§ Problem to solve: Repeat the material exactly from its first line to the line that includes "const makerText = '制图：产业调研网（cir.cn)';". Skip pictures.

§ Available data:
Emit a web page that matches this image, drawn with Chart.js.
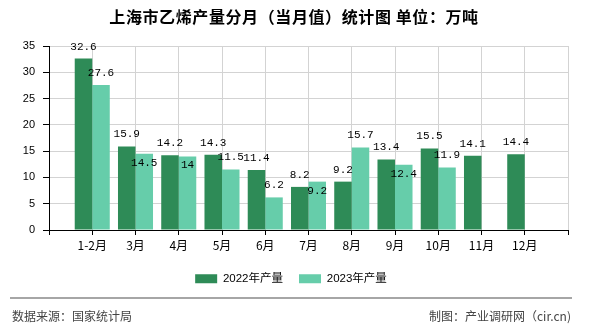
<!DOCTYPE html>
<html>
<head>
<meta charset="utf-8">
<script src="https://cdn.jsdelivr.net/npm/chart.js@4/dist/chart.umd.min.js"></script>
<style>
html,body{margin:0;padding:0;background:#fff;}
#wrap{width:590px;height:330px;position:relative;}
</style>
</head>
<body>
<div id="wrap"><canvas id="c" width="590" height="330"></canvas></div>
<script>
const categories = ['', '1-2月', '3月', '4月', '5月', '6月', '7月', '8月', '9月', '10月', '11月', '12月', ''];
const values2022 = [null, 32.6, 15.9, 14.2, 14.3, 11.4, 8.2, 9.2, 13.4, 15.5, 14.1, 14.4, null];
const values2023 = [null, 27.6, 14.5, 14, 11.5, 6.2, 9.2, 15.7, 12.4, 11.9, null, null, null];
const seriesNames = ['2022年产量', '2023年产量'];
const yTicks = [0, 5, 10, 15, 20, 25, 30, 35];
const titleText = '上海市乙烯产量分月（当月值）统计图 单位：万吨';
const sourceText = '数据来源：国家统计局';
const makerText = '制图：产业调研网（cir.cn)';

const labelPlugin = {
  id: 'barLabels',
  afterDatasetsDraw(chart) {
    const ctx = chart.ctx;
    ctx.save();
    ctx.font = '11px "Liberation Mono", "DejaVu Sans Mono", monospace';
    ctx.fillStyle = '#000';
    ctx.textAlign = 'center';
    ctx.textBaseline = 'middle';
    chart.data.datasets.forEach((ds, di) => {
      const meta = chart.getDatasetMeta(di);
      meta.data.forEach((el, i) => {
        const v = ds.data[i];
        if (v === null || v === undefined) return;
        let y = el.y - 12;
        if (di === 1) {
          const other = chart.data.datasets[0].data[i];
          if (other !== null && Math.abs(other - v) < 2) y = el.y + 9;
        }
        ctx.fillText(String(v), el.x, y);
      });
    });
    ctx.restore();
  }
};

const framePlugin = {
  id: 'frame',
  afterLayout(chart) {
    if (chart.legend) { chart.legend.left += 7; chart.legend.right += 7; }
  },
  afterDraw(chart) {
    const ctx = chart.ctx;
    ctx.save();
    ctx.fillStyle = '#000';
    ctx.textAlign = 'center';
    ctx.textBaseline = 'middle';
    ctx.font = 'bold 16px "Noto Sans CJK SC", sans-serif';
    try { ctx.letterSpacing = '0.6px'; } catch (e) {}
    ctx.fillText(titleText, 294, 17);
    try { ctx.letterSpacing = '0px'; } catch (e) {}
    ctx.strokeStyle = '#888';
    ctx.lineWidth = 1.5;
    ctx.beginPath();
    ctx.moveTo(10, 298);
    ctx.lineTo(572, 298);
    ctx.stroke();
    ctx.fillStyle = '#444';
    ctx.font = '12px "Noto Sans CJK SC", sans-serif';
    ctx.textAlign = 'left';
    ctx.fillText(sourceText, 12, 316);
    ctx.textAlign = 'right';
    ctx.fillText(makerText, 571, 316);
    ctx.restore();
  }
};

new Chart(document.getElementById('c'), {
  type: 'bar',
  data: {
    labels: categories,
    datasets: [
      { label: seriesNames[0], data: values2022, backgroundColor: '#2E8B57', borderWidth: 0 },
      { label: seriesNames[1], data: values2023, backgroundColor: '#66CDAA', borderWidth: 0 }
    ]
  },
  options: {
    responsive: false,
    animation: false,
    devicePixelRatio: 1,
    layout: { padding: { top: 46, right: 22, bottom: 35.5, left: 0 } },
    datasets: { bar: { barPercentage: 1, categoryPercentage: 0.81 } },
    plugins: {
      title: { display: false },
      tooltip: { enabled: false },
      legend: {
        position: 'bottom',
        labels: {
          boxWidth: 22, boxHeight: 9, padding: 16,
          color: '#000',
          font: { size: 11.5, family: '"Liberation Sans", "Noto Sans CJK SC", sans-serif' }
        }
      }
    },
    scales: {
      x: {
        offset: false,
        grid: { color: '#d3d3d3', tickColor: '#000', tickLength: 5, offset: false, drawOnChartArea: true },
        border: { color: '#000', width: 1 },
        ticks: { color: '#000', padding: 3, autoSkip: false, maxRotation: 0,
          font: { size: 12, family: '"Noto Sans CJK SC", sans-serif' } },
        afterFit(scale) { scale.height = 27; }
      },
      y: {
        min: 0, max: 35,
        afterBuildTicks(scale) { scale.ticks = yTicks.map(v => ({ value: v })); },
        grid: { color: '#d3d3d3', tickColor: '#000', tickLength: 6 },
        border: { color: '#000', width: 1 },
        ticks: { color: '#000', padding: 8,
          font: { size: 11, family: '"Liberation Sans", Arial, sans-serif' } },
        afterFit(scale) { scale.width = 49; }
      }
    }
  },
  plugins: [labelPlugin, framePlugin]
});
</script>
</body>
</html>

§ Output for this task:
Emit a web page that matches this image, drawn with Chart.js.
<!DOCTYPE html>
<html>
<head>
<meta charset="utf-8">
<script src="https://cdn.jsdelivr.net/npm/chart.js@4/dist/chart.umd.min.js"></script>
<style>
html,body{margin:0;padding:0;background:#fff;}
#wrap{width:590px;height:330px;position:relative;}
</style>
</head>
<body>
<div id="wrap"><canvas id="c" width="590" height="330"></canvas></div>
<script>
const categories = ['', '1-2月', '3月', '4月', '5月', '6月', '7月', '8月', '9月', '10月', '11月', '12月', ''];
const values2022 = [null, 32.6, 15.9, 14.2, 14.3, 11.4, 8.2, 9.2, 13.4, 15.5, 14.1, 14.4, null];
const values2023 = [null, 27.6, 14.5, 14, 11.5, 6.2, 9.2, 15.7, 12.4, 11.9, null, null, null];
const seriesNames = ['2022年产量', '2023年产量'];
const yTicks = [0, 5, 10, 15, 20, 25, 30, 35];
const titleText = '上海市乙烯产量分月（当月值）统计图 单位：万吨';
const sourceText = '数据来源：国家统计局';
const makerText = '制图：产业调研网（cir.cn)';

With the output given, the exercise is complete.